You never addressed that, so, my argument stands uncontested.
The fact that Islam is a religion doesn't make it the same as Christianity.
Not my claim. The claim is that the two have a strong family resemblance, yet are rendered differently since the infusion of secular humanist values into the West.
Muhammad imitated what little he knew of Christianity to create a religion for the Arab peoples.
Somehow Mohammed ended up with a strikingly similar religion. Why do you suppose that the Muslims are still cutting off hands but Christians can no longer hang witches? You won't find that answer in scripture. Yours says to not suffer witches. Humanist values forced the church to do just that.
The humanists also gave you freedom of and from religion, something that Christianity is opposed to, but must tolerate. The Christian Bible commands you to believe in its god and no other. Very unAmerican.

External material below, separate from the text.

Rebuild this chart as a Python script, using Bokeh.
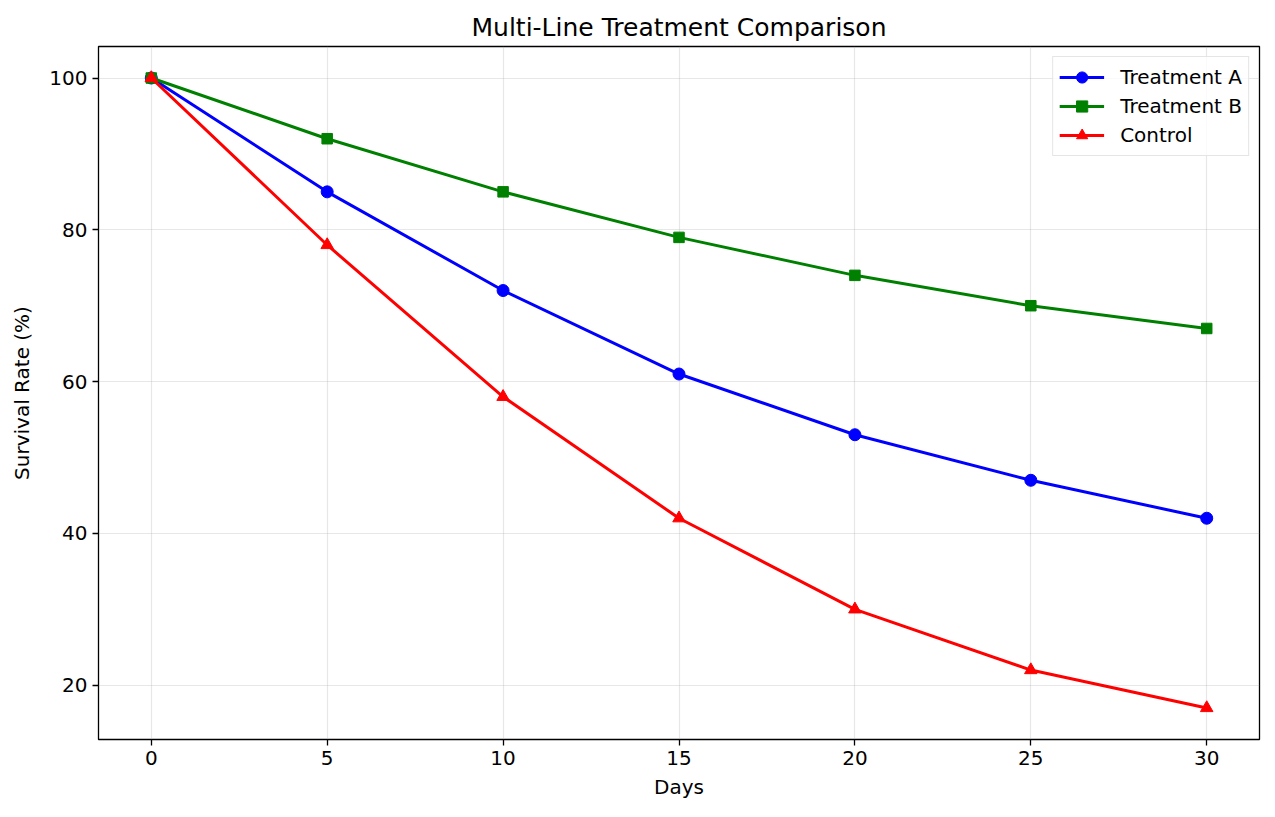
from bokeh.plotting import figure
from bokeh.models import FixedTicker, Legend, LegendItem, Range1d
from bokeh.embed import file_html
from bokeh.resources import INLINE

days = [0, 5, 10, 15, 20, 25, 30]
treatment_a = [100, 85, 72, 61, 53, 47, 42]
treatment_b = [100, 92, 85, 79, 74, 70, 67]
control = [100, 78, 58, 42, 30, 22, 17]
x_ticks = [0, 5, 10, 15, 20, 25, 30]
y_ticks = [20, 40, 60, 80, 100]

FONT = "DejaVu Sans"

p = figure(width=1275, height=817, output_backend="svg", toolbar_location=None,
           min_border_left=98, min_border_right=16, min_border_top=46, min_border_bottom=78,
           x_range=Range1d(-1.5, 31.5), y_range=Range1d(12.85, 104.15),
           title="Multi-Line Treatment Comparison")

p.title.text_font = FONT
p.title.text_font_size = "25px"
p.title.text_font_style = "normal"
p.title.align = "center"
p.title.text_color = "black"
p.title.offset = 0
p.title.standoff = 9

p.outline_line_color = "black"
p.outline_line_width = 1.3
p.outline_line_alpha = 1
p.background_fill_color = "white"
p.border_fill_color = "white"

for ax in (p.xaxis[0], p.yaxis[0]):
    ax.axis_line_color = None
    ax.major_tick_line_color = "black"
    ax.major_tick_line_width = 1.3
    ax.major_tick_out = 6
    ax.major_tick_in = 0
    ax.minor_tick_line_color = None
    ax.major_label_text_font = FONT
    ax.major_label_text_font_size = "20px"
    ax.major_label_text_color = "black"
    ax.axis_label_text_font = FONT
    ax.axis_label_text_font_size = "20px"
    ax.axis_label_text_font_style = "normal"
    ax.axis_label_text_color = "black"
    ax.major_label_standoff = 5

p.xaxis.ticker = FixedTicker(ticks=x_ticks)
p.yaxis.ticker = FixedTicker(ticks=y_ticks)
p.xaxis.axis_label = "Days"
p.yaxis.axis_label = "Survival Rate (%)"
p.yaxis.axis_label_standoff = 12
p.xaxis.axis_label_standoff = 7

p.grid.grid_line_color = "#b0b0b0"
p.grid.grid_line_alpha = 0.3
p.grid.grid_line_width = 1.2

items = []
series = [
    ("Treatment A", treatment_a, "blue", "circle", 12),
    ("Treatment B", treatment_b, "green", "square", 10.5),
    ("Control", control, "red", "triangle", 12.5),
]
for name, ys, col, marker, sz in series:
    l = p.line(days, ys, line_color=col, line_width=3)
    s = p.scatter(days, ys, marker=marker, size=sz, fill_color=col, line_color=col)
    items.append(LegendItem(label=name, renderers=[l, s]))

legend = Legend(items=items, location="top_right")
legend.label_text_font = FONT
legend.label_text_font_size = "20px"
legend.label_text_color = "black"
legend.border_line_color = "#cccccc"
legend.border_line_width = 1.5
legend.background_fill_alpha = 0.8
legend.margin = 10
legend.padding = 6
legend.spacing = 1
legend.glyph_width = 45
legend.glyph_height = 28
legend.label_standoff = 16
p.add_layout(legend)

open("out.html", "w").write(file_html(p, INLINE))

This Christian is none too happy about humanism spoiling his fun, and would love to return to the brutality of his Bible if only he could. How do you suppose he feels about freedom of religion?:
- "Why stoning? There are many reasons. First, the implements of execution are available to everyone at virtually no cost...executions are community projects--not with spectators who watch a professional executioner do `his' duty, but rather with actual participants...That modern Christians never consider the possibility of the reintroduction of stoning for capital crimes indicates how thoroughly humanistic concepts of punishment have influenced the thinking of Christian." - Christian Dominionist Gary North bemoaning the influence that humanism has had
He makes my argument. Humanism is responsible for any greatness America one had, not Christianity, which wouldn't have given you democracy, freedom of religion, church-state separation
Here's some more from Christians on the Christian model they would prefer, also very unAmerican:
- "I hope to see the day when, as in the early days of our country, we won't have any public schools. The churches will have taken them over again and Christians will be running them. What a happy day that will be." - Jerry Falwell
- "There will never be world peace until God's house and God's people are given their rightful place of leadership at the top of the world." - Pat Robertson
Give these people half a chance, and they would revert to the brutality we see with Islam today.
What kind of a country do you think you would have if people like this guy ever get past your protections from them
- "I want you to let a wave of hatred wash over you. Yes, hate is good ... our goal is a Christian nation. We have the biblical duty, we are called on by God to conquer this country. We don't want equal time. We don't want pluralism"- Randall Terry, Director of Operation Rescue
Sounds like it could have come out of Iran or Saudi Arabia. Sorry, but that is unwashed Christianity.
Show me how Jesus Christ in the Bible, and Jesus Christ in Islam are the same.
Why? Irrelevant to my argument.
Locke was Christian and the Bible influenced him greatly.
Locke's religion is irrelevant unless it appeared in his work. To make your case, you need to demonstrate Christian principles coming from the Bible and ending up in the Constitution. I have shown you that they're not there, and you deflected to Locke being a Christian influenced by the Bible, which is not an argument that his Christian beliefs became Americanism.
The reason that the framers of the Constitution felt that a social contract is the basis of free government goes back to Lockean principles of natural law.
Free government? Not a Christian principle, either. Nor is a social contract.